Dans une autre société communiste, en Chine Populaire, le duel a failli un moment être tranché au profit de la chose, comme au sein de la classe ouvrière anglaise.
En pleine Révolution Culturelle, Liou Shaou Chi avait tenté d’arrêter la grande vague révolutionnaire en jetant à la classe ouvrière un bol de riz en plus et un meilleur salaire.
Mais le prolétaire chinois ne fut pas dupe de cette largesse qui devait le livrer au pouvoir de la chose. Mao Tsé Toung n’eut qu’à dire un mot pour rétablir l’équilibre au profit de l’idée. Il prononça la condamnation de  »}’économisme » et le peuple chinois reprit la voie révolutionnaire.
Il avait l’immense avantage de parler à un moment où toute la Chine chantait encore l’hyme de sa naissance, cet hymne que son premier satellite fit même entendre à l’Amérique en passant dans son ciel.
Mais l’épisode de Liou Shaou Chi nous laissa un critère : tous les faux révolutionnaires ne manquent pas d’utiliser contre les idées le pouvoir et la tentation des choses.
Dans un secteur arabe, nous trouvons ces méthodes arabes appliquées aujourd’hui.

Au moment où une idée surgie avec la révolution palestinienne risquant d’entraîner tout le monde arabe dans son sillage, un petit Liou Shaou Chi nommé Habache utilise la fascination de la chose (un avion par ci par là) à la fois pour capter une part de prestige révolutionnaire et pour mettre en lumière une déviation gauchiste susceptible de mettre la conscience arabe en garde contre l’idée.
Le duel idée-chose est tantôt un produit de l’histoire dans le processus d’une civilisation, tantôt une manoeuvre politique, comme dans le cas de Liou Shaou Shi.
La société musulmane a franchi ce pas annonciateur des prochaines ruptures au sein de son univers culturel, le jour où Oukail Ibn Abi Taleb le frère d’Ali dit: ma prière avec Ali est plus profitable à ma religion et mon repas à la table de Muawiya est plus profitable à mon existence.
Ce psychisme partagé entre la table et la prière était le symptôme que le duel idée-chose avait commencé. Depuis il s’était poursuivi.
Et quand Ghazali songera, quatre siècles plus tard, à renouveler le rapport religieux de la société musulmane avec son univers culturel, il était déjà trop tard.
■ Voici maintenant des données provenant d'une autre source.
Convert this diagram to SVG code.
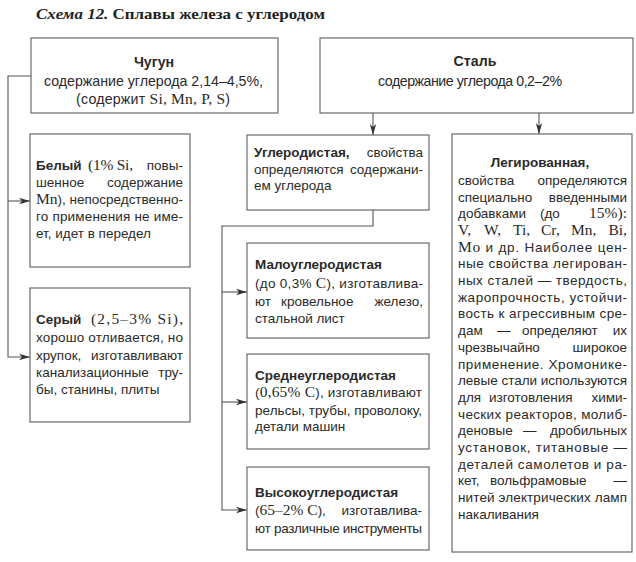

La phase III du cycle de civilisation déjà entamée, la société musulmane ne pouvait que glisser sur sa pente jusqu’à l’ère post-almohadienne.
Elle ne pouvait plus rattraper sur cette pente fatale son équilibre originel.


1) Les 2 lettres sont reproduites dans le N » du nouvel observateur du 26/11/59.
2) La vie intellectuelle soviétique ressent vivement en ce moment les effets de cet antagonisme. Et la situation sur laquelle se penchent l’académicien Sokharov, l’historien Medveev et le mathématicien Gourtepine pour signaler à Brejnev et Kossyguine  » la baisse générale du potentiel créateur des représentants de toutes les professions » n’est qu’une illustration de ce phénomène.